Szkoły przystosowują się do zmian. Do połowy lutego urząd miasta otrzymał informację o konieczności zakupu dodatkowego wyposażenia w meble szkolne (ławki, krzesła) na ok. 250 tys. zł. Na przykład w zespole Szkół Elektrycznych zaplanowano przekształcenie dwóch sal ogólnych na specjalistyczne pracownie (jedna już powstała). Wspomniane problemy lokalowe będą dotyczyć także zakwaterowania w bursach i internatach. W tej chwili wszystkie 965 miejsc jest zajętych. Liczba łóżek może zostać powiększona na przykład przez zagęszczenie pokoi mieszkalnych z trzech do czterech mieszkańców, ale w przyszłym roku szkolnym i tak nie dla wszystkich wystarczy miejsc. Na razie jednak trudno oszacować, jaki będzie deficyt.
Powroty z emerytury
Innym kłopotem są braki kadrowe. W tym roku występowały głównie w przypadku nauczycieli przedmiotów zawodowych, do czego dyrektorzy od wielu lat zatrudniają emerytowanych pedagogów. Obecnie w miejskich szkołach pracuje ich 41. Kłopoty incydentalnie pojawiają się także z obsadą zajęć przyrodniczych i w kolejnych mają się pogłębić. – W związku z wygaszaniem gimnazjów nie powinno być problemów z obsadą pozostałych zajęć dydaktycznych kształcenia ogólnego – mówi Stachowiak. Ostrzega jednak, że pojawi się inny kłopot. – Nie będzie stabilizacji zatrudnienia nauczycieli. Po zakończeniu cyklu kształcenia potrzeby znacznie się zmniejszą. Efektem będą zwolnienia lub brak przedłużenia umów zawartych na czas określony.
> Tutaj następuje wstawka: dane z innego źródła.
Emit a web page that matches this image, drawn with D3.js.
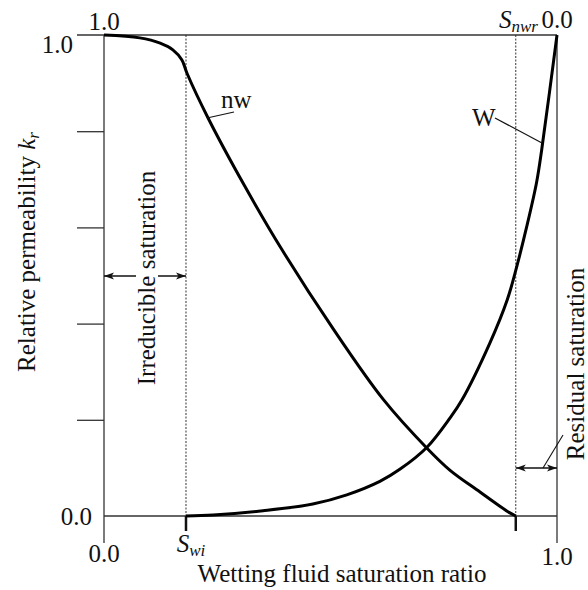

Klasy mają być tworzone proporcjonalnie do liczby absolwentów. W wielu placówkach w całej Polsce obawiano się, że nie uda się utworzyć jednakowej oferty dla absolwentów gimnazjów i podstawówek. W bydgoskich szkołach jednak uspokajają. I Liceum Ogólnokształcące zapowiada, że utworzy po 6 klas pierwszych dla każdej grupy, z niezmienionymi profilami. Podobnie będzie w Zespole Szkół Elektrycznych, gdzie planowane jest otwarcie podwójnej liczby oddziałów. – Oferta dla absolwentów gimnazjum i absolwentów szkół podstawowych będzie identyczna. W technikum oferujemy kształcenie w zawodach: technik elektryk, technik energetyk, technik chłodnictwa i klimatyzacji oraz technik urządzeń dźwigowych, a w szkole branżowej I stopnia: w zawodach elektryk i elektromechanik – mówi dyrektor Wiesława Sraga.
Innym będzie brakować
O ile licea będą miały problem z nadmiarem uczniów, tak w podstawówkach może wystąpić niedobór. W nadchodzącym roku szkolnym do klas IV udadzą się dzieci, które poszły do szkoły po raz pierwszy w 2016 roku. Wtedy doszło do przesunięć związanych z przywróceniem wieku 7 lat jako obowiązkowego do rozpoczęcia nauki, przez co mniej dzieci niż zwykle poszło do klas pierwszych. Były to głównie dzieci, którym rok wcześniej odroczono pójście do szkoły lub te posłane decyzją rodziców w wieku 6 lat. Rezultat jest taki, że w ubiegłym roku szkolnym w Bydgoszczy funkcjonowało ok. 180 oddziałów na poziomie klas trzecich, a w tym roku – dwa razy mniej. Dlatego należy spodziewać się problemów z utworzeniem klas sportowych, które zgodnie z rozporządzeniem można utworzyć, gdy zgłosi się co najmniej 20 kandydatów spełniających kryteria określone przez poszczególne związki sportowe. A to – w obliczu znacznie mniejszej niż zwykle liczby dzieci – może okazać się wyzwaniem.